» **Task requirements**
In the listing that follows, retype every line from the first through the one containing "from bokeh.resources import INLINE". Pictures are to be left out.

» **Source material**
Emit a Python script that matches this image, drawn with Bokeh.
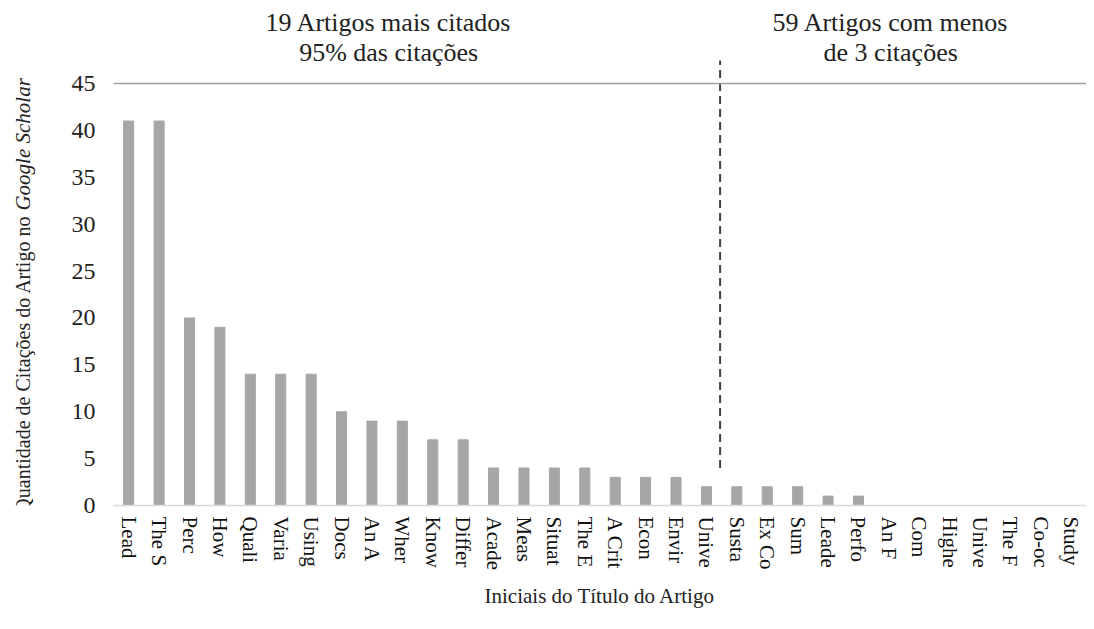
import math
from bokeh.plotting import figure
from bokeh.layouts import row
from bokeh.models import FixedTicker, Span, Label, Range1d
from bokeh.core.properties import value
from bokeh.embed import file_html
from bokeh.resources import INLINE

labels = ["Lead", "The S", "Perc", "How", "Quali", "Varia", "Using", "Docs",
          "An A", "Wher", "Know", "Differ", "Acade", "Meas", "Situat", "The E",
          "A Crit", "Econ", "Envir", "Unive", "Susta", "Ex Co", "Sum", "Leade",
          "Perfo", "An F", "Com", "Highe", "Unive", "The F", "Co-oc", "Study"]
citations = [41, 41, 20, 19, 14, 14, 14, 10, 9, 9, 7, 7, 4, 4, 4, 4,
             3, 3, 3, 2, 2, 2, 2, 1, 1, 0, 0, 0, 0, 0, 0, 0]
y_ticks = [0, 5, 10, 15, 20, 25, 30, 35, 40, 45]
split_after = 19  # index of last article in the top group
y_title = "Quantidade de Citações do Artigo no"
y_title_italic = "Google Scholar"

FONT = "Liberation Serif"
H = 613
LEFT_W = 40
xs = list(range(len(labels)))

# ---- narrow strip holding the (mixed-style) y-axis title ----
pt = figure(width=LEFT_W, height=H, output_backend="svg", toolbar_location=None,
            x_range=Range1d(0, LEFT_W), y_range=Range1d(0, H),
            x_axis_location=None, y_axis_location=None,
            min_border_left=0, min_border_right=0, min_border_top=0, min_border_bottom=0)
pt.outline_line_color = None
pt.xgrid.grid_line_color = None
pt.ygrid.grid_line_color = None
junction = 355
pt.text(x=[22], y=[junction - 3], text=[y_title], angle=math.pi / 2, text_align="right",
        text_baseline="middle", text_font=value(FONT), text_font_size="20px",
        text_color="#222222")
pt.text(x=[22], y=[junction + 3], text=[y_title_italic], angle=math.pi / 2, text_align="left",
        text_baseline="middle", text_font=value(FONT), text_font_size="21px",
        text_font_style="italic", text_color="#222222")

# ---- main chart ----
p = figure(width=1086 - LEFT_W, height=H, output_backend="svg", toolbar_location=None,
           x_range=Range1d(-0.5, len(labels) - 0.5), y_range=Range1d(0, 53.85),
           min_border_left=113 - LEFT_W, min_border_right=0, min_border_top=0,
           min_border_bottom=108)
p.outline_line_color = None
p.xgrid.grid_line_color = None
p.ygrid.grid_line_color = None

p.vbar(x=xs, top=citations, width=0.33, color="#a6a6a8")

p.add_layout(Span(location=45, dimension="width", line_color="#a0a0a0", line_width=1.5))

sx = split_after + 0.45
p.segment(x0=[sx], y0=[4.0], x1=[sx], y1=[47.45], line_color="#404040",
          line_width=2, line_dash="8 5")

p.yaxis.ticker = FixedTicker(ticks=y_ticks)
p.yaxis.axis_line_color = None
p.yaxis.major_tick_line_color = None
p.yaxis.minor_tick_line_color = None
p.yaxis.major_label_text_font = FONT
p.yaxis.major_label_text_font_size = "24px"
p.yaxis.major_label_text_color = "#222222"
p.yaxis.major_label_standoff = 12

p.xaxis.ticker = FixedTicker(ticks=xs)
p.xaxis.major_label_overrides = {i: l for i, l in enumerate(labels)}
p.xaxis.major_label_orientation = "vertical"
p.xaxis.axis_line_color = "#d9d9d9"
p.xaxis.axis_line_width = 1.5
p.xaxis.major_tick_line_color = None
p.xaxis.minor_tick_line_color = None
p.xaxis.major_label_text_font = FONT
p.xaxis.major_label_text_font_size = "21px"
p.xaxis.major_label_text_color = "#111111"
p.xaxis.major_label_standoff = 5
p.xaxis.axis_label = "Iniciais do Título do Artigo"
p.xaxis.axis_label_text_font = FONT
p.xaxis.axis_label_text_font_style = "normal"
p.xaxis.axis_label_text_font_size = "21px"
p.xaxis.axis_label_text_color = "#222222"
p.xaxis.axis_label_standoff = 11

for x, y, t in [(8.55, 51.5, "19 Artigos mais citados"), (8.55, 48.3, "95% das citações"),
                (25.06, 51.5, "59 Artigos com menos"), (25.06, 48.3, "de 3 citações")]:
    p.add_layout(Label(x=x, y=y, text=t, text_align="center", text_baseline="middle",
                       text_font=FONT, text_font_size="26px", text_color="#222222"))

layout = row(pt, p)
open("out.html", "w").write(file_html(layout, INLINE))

» **Solution**
Emit a Python script that matches this image, drawn with Bokeh.
import math
from bokeh.plotting import figure
from bokeh.layouts import row
from bokeh.models import FixedTicker, Span, Label, Range1d
from bokeh.core.properties import value
from bokeh.embed import file_html
from bokeh.resources import INLINE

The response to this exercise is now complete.